Relative frequency (RF) = Sample size/Total frequency
= 10/72
= 0.139 or 13.9%
The result indicates that 13.9% of the infants in this study died at the age of six months. It can also be expressed as a fraction (5/36) or decimal (0.139). It represents the probability of an infant dying at the age of six, ten, twelve, or eighteen months. In Table 1 above, the relative frequencies sum up to one. From the table, the proportion of infants dying at the age of 10 is 20/72 or 0.278. In addition, 47.2% and 11.1% of the infants sampled died at the age of 12 and 18 respectively. The death rate shows that infants are more likely to die at the age of 12 months from SIDS than at any other age. The risk of dying from SIDS is lowest at the age of 18 months. - The proportion of SIDS death for infants less than or equal to 10 months old
Table 2: Frequency table of SIDS with the cumulative relative frequency
In Table 2 above, the second and third rows contain the number of infants dying before or at the age of 10 months. There are 10 + 20 = 30 infants dying between the age of six and ten months. Therefore, the proportion of deaths of infants aged 10 and below months is 30/72 or 41.7%. In addition, the cumulative relative frequency at the age of 10 months is equivalent to 41.7%. Thus, 41.7% of the 72 deaths recorded involved infants aged between six and ten months.
Cumulative relative frequency is “the accumulation of previous relative frequencies” (Maronna, Martin, and Yohai 77). The cumulative relative frequency at each row is the sum of the frequencies in the preceding and current rows. In Table 2, the cumulative relative frequency in the first, second, and third rows is 0.139, 0.417, and 0.889 respectively. The cumulative relative frequency in the last row is one.
Key Concepts
I will seek clarification on the following concepts:
- How to assign numerical values to qualitative variables to aid in calculations
- How to differentiate between qualitative and quantitative variables
- How to distinguish between categorical and ordinal variables in qualitative research
- How to determine the average of a qualitative variable
References
Carlson, Kyle, and John Winquist. An Introduction to Statistics. New York: SAGE Publications, 2014. Print.

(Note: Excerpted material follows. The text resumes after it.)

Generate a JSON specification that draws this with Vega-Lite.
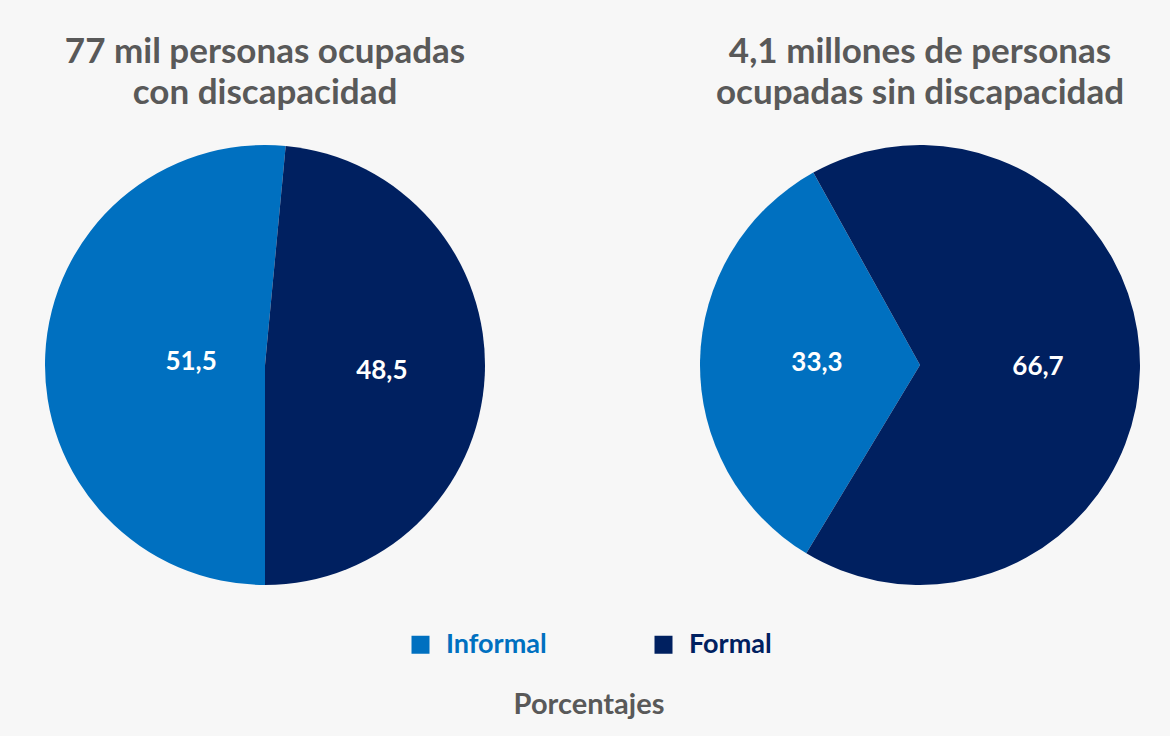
{
  "$schema": "https://vega.github.io/schema/vega-lite/v6.json",
  "background": "#f7f7f7",
  "padding": {"left": 45, "right": 30, "top": 35, "bottom": 153},
  "config": {
    "view": {"stroke": null},
    "font": "Lato",
    "title": {"font": "Lato", "fontSize": 35, "fontWeight": "bold", "color": "#595959", "lineHeight": 41, "offset": 34},
    "locale": {"number": {"decimal": ",", "thousands": ".", "grouping": [3], "currency": ["", " €"]}}
  },
  "datasets": {
    "d": [
      {"grupo": "con", "categoria": "Informal", "valor": 51.5},
      {"grupo": "con", "categoria": "Formal", "valor": 48.5},
      {"grupo": "sin", "categoria": "Informal", "valor": 33.3},
      {"grupo": "sin", "categoria": "Formal", "valor": 66.7}
    ]
  },
  "spacing": 215,
  "resolve": {"scale": {"theta": "independent", "radius": "independent"}},
  "hconcat": [
    {
      "width": 440,
      "height": 440,
      "title": {"text": ["77 mil personas ocupadas", "con discapacidad"]},
      "data": {"name": "d"},
      "transform": [{"filter": "datum.grupo === 'con'"}],
      "encoding": {
        "theta": {"field": "valor", "type": "quantitative", "stack": true, "scale": {"range": [0.0942, 6.3774]}},
        "color": {
          "field": "categoria", "type": "nominal",
          "scale": {"domain": ["Informal", "Formal"], "range": ["#0070c0", "#002060"]},
          "legend": {
            "orient": "none", "legendX": 362, "legendY": 486, "direction": "horizontal",
            "title": "Porcentajes", "titleOrient": "bottom", "titleAnchor": "middle",
            "titleFontSize": 29, "titleColor": "#595959", "titleFont": "Lato", "titleFontWeight": "bold", "titlePadding": 33,
            "labelFontSize": 27, "labelFont": "Lato", "labelFontWeight": "bold",
            "labelColor": {"expr": "datum.label === 'Informal' ? '#0070c0' : '#002060'"},
            "symbolType": "square", "symbolSize": 324, "symbolStrokeWidth": 0,
            "labelOffset": 12, "columnPadding": 103
          }
        },
        "order": {"field": "categoria", "sort": "ascending"}
      },
      "layer": [
        {"mark": {"type": "arc", "outerRadius": 220}},
        {
          "mark": {"type": "text", "fontSize": 26, "fontWeight": "bold", "font": "Lato"},
          "encoding": {
            "text": {"field": "valor", "type": "quantitative", "format": ".1f"},
            "color": {"value": "white"},
            "detail": {"field": "categoria"},
            "radius": {"field": "valor", "type": "quantitative", "scale": {"type": "linear", "zero": false, "domain": [48.5, 51.5], "range": [117, 74]}}
          }
        }
      ]
    },
    {
      "width": 440,
      "height": 440,
      "title": {"text": ["4,1 millones de personas", "ocupadas sin discapacidad"]},
      "data": {"name": "d"},
      "transform": [{"filter": "datum.grupo === 'sin'"}],
      "encoding": {
        "theta": {"field": "valor", "type": "quantitative", "stack": true, "scale": {"range": [5.777, 12.060]}},
        "color": {
          "field": "categoria", "type": "nominal",
          "scale": {"domain": ["Informal", "Formal"], "range": ["#0070c0", "#002060"]},
          "legend": {
            "orient": "none", "legendX": 362, "legendY": 486, "direction": "horizontal",
            "title": "Porcentajes", "titleOrient": "bottom", "titleAnchor": "middle",
            "titleFontSize": 29, "titleColor": "#595959", "titleFont": "Lato", "titleFontWeight": "bold", "titlePadding": 33,
            "labelFontSize": 27, "labelFont": "Lato", "labelFontWeight": "bold",
            "labelColor": {"expr": "datum.label === 'Informal' ? '#0070c0' : '#002060'"},
            "symbolType": "square", "symbolSize": 324, "symbolStrokeWidth": 0,
            "labelOffset": 12, "columnPadding": 103
          }
        },
        "order": {"field": "categoria", "sort": "ascending"}
      },
      "layer": [
        {"mark": {"type": "arc", "outerRadius": 220}},
        {
          "mark": {"type": "text", "fontSize": 26, "fontWeight": "bold", "font": "Lato"},
          "encoding": {
            "text": {"field": "valor", "type": "quantitative", "format": ".1f"},
            "color": {"value": "white"},
            "detail": {"field": "categoria"},
            "radius": {"field": "valor", "type": "quantitative", "scale": {"type": "linear", "zero": false, "domain": [33.3, 66.7], "range": [103, 118]}}
          }
        }
      ]
    }
  ]
}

Creswell, John. Research Design: Qualitative, Quantitative, and Mixed Methods Approaches. New York: SAGE Publications, 2013. Print.
Hymel, Peter. “Distinguishing sudden infant death syndrome from child abuse fatalities.” Pediatrics 118.1 (2006): 421–427. Print.
Maronna, Ricardo, Douglas Martin, and Victor Yohai. Robust Statistics: Theory and Methods. London: Wiley, 2006. Print.
Stangor, Charles. Research Methods for the Behavioral Sciences. Wadsworth: Cengage Learning, 2011. Print.
Sullivan, Fred, and Sam Barlow. “Review of risk factors for Sudden Infant Death Syndrome”. Paediatric Perinatal Epidemiology 15.2 (2001): 144–200. Print.